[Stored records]
◆ ◆ ◆
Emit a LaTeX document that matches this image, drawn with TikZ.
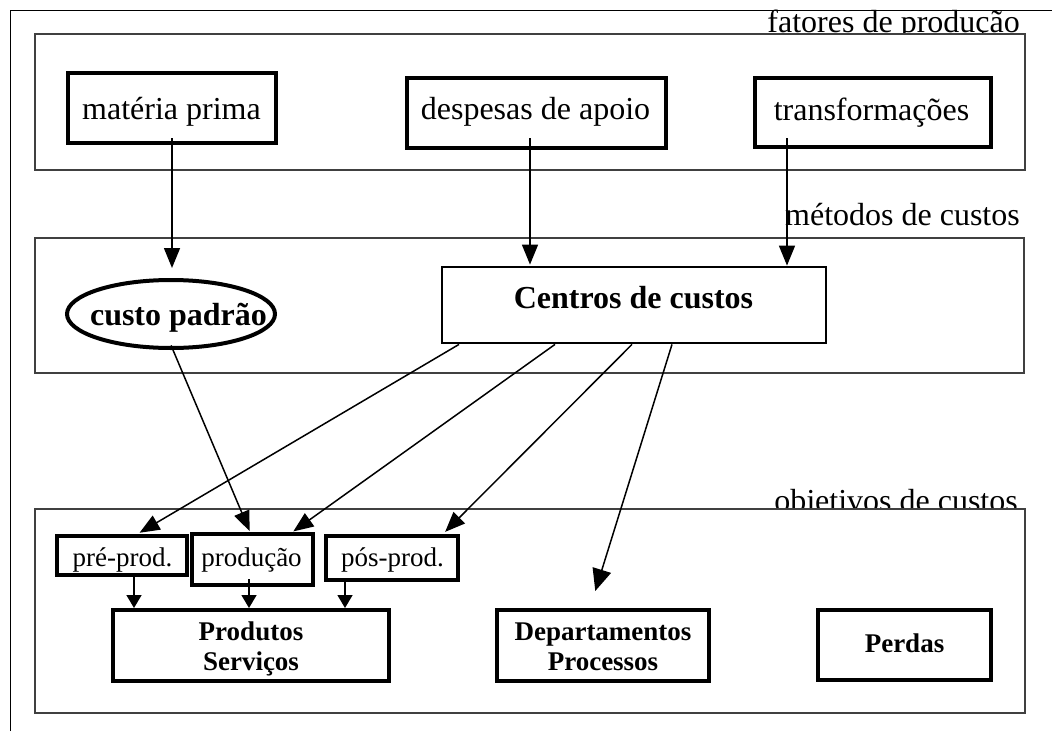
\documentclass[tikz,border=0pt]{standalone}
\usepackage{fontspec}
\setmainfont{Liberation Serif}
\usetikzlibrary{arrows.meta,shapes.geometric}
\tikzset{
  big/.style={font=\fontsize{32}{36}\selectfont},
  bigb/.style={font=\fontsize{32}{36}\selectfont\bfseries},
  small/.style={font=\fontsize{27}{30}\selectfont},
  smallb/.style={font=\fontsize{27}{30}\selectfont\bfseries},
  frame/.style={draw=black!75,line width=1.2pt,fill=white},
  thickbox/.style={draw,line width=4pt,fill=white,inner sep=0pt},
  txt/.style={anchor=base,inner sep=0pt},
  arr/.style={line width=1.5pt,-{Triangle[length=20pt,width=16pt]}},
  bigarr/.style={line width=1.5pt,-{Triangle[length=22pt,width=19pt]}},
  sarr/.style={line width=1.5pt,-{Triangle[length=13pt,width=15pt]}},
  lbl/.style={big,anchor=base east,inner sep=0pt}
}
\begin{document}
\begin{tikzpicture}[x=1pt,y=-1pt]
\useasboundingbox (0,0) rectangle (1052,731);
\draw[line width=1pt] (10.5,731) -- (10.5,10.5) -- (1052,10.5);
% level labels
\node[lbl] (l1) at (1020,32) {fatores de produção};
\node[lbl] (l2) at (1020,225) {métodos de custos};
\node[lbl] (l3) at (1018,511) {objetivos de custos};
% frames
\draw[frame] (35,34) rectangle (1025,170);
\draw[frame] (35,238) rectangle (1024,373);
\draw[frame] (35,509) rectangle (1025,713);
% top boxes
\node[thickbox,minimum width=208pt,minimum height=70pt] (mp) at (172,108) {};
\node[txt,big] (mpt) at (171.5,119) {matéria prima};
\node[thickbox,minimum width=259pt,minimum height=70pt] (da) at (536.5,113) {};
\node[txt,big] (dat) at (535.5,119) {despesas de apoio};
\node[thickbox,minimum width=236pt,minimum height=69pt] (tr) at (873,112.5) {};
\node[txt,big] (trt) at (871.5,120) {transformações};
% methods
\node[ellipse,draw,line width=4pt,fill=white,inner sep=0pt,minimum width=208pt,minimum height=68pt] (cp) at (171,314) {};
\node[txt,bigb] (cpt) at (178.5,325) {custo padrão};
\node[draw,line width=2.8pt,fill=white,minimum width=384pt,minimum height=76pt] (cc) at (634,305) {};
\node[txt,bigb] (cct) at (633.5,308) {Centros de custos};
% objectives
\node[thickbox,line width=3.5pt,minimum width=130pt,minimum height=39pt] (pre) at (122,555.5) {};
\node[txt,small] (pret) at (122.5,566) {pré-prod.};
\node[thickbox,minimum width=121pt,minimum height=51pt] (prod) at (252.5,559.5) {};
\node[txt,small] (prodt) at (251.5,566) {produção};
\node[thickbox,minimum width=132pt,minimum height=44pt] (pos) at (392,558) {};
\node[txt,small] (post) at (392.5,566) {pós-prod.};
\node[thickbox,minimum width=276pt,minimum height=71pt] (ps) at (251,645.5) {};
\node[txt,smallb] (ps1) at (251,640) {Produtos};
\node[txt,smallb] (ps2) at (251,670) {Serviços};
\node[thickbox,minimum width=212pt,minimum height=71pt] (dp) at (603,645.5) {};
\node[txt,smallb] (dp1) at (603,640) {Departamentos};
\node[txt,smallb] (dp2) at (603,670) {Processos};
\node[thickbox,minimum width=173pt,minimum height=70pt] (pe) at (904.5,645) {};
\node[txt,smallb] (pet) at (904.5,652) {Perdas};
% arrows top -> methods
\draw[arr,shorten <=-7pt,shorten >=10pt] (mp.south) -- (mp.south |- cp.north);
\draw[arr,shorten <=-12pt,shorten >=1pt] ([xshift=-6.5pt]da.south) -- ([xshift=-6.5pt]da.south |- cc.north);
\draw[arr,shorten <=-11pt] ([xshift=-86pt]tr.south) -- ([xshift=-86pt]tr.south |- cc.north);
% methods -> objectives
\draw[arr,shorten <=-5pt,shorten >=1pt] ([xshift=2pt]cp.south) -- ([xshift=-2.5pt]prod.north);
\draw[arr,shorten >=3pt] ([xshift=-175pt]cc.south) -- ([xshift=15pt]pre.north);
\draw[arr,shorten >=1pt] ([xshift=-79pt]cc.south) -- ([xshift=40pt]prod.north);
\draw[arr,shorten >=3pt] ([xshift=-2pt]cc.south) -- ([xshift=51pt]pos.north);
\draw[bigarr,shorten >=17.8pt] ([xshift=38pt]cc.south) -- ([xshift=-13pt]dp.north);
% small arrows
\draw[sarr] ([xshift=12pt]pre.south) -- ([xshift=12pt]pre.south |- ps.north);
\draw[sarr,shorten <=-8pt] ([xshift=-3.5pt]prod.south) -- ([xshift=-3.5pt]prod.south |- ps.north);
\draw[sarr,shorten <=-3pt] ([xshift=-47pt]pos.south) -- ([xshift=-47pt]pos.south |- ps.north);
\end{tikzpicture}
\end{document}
◆ ◆ ◆
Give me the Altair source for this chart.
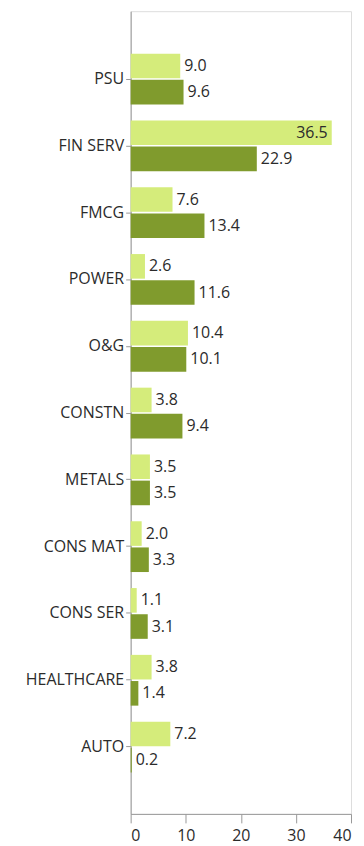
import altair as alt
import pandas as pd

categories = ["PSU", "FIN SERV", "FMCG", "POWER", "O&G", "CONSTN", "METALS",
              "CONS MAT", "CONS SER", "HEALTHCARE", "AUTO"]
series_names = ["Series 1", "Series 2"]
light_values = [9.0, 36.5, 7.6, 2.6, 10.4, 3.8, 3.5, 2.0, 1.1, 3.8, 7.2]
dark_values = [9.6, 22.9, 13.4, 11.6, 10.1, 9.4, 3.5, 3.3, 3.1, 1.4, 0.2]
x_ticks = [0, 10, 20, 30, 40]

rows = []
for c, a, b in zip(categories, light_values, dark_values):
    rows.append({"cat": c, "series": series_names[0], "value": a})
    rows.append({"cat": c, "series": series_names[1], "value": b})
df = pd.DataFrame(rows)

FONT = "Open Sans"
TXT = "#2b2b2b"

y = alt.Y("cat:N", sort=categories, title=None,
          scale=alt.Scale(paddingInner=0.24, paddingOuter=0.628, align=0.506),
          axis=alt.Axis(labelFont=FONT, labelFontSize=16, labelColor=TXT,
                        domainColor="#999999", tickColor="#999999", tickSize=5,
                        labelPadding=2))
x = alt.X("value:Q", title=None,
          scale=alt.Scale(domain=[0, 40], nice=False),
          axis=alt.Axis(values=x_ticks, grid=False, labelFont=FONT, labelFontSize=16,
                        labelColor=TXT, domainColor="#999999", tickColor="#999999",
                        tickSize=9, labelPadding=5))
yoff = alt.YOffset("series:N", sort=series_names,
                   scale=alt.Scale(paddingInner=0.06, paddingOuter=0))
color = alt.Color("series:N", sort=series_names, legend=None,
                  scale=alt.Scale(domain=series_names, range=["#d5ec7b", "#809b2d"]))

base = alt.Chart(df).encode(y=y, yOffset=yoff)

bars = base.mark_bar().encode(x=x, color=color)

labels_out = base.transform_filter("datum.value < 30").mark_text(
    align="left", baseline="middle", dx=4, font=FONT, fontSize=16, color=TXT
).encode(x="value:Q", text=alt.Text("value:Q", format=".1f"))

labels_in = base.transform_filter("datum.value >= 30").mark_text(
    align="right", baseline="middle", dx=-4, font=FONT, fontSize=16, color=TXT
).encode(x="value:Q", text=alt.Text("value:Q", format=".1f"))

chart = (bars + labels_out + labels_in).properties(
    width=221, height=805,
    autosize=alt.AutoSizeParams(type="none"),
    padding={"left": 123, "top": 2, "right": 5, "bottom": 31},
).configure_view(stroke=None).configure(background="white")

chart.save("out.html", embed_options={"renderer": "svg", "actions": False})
◆ ◆ ◆
Both the line with "Give me the Altair source for this chart." and the line with "import pandas as pd" are included: reproduce them and every line between, exactly, with pictures omitted.

Give me the Altair source for this chart.
import altair as alt
import pandas as pd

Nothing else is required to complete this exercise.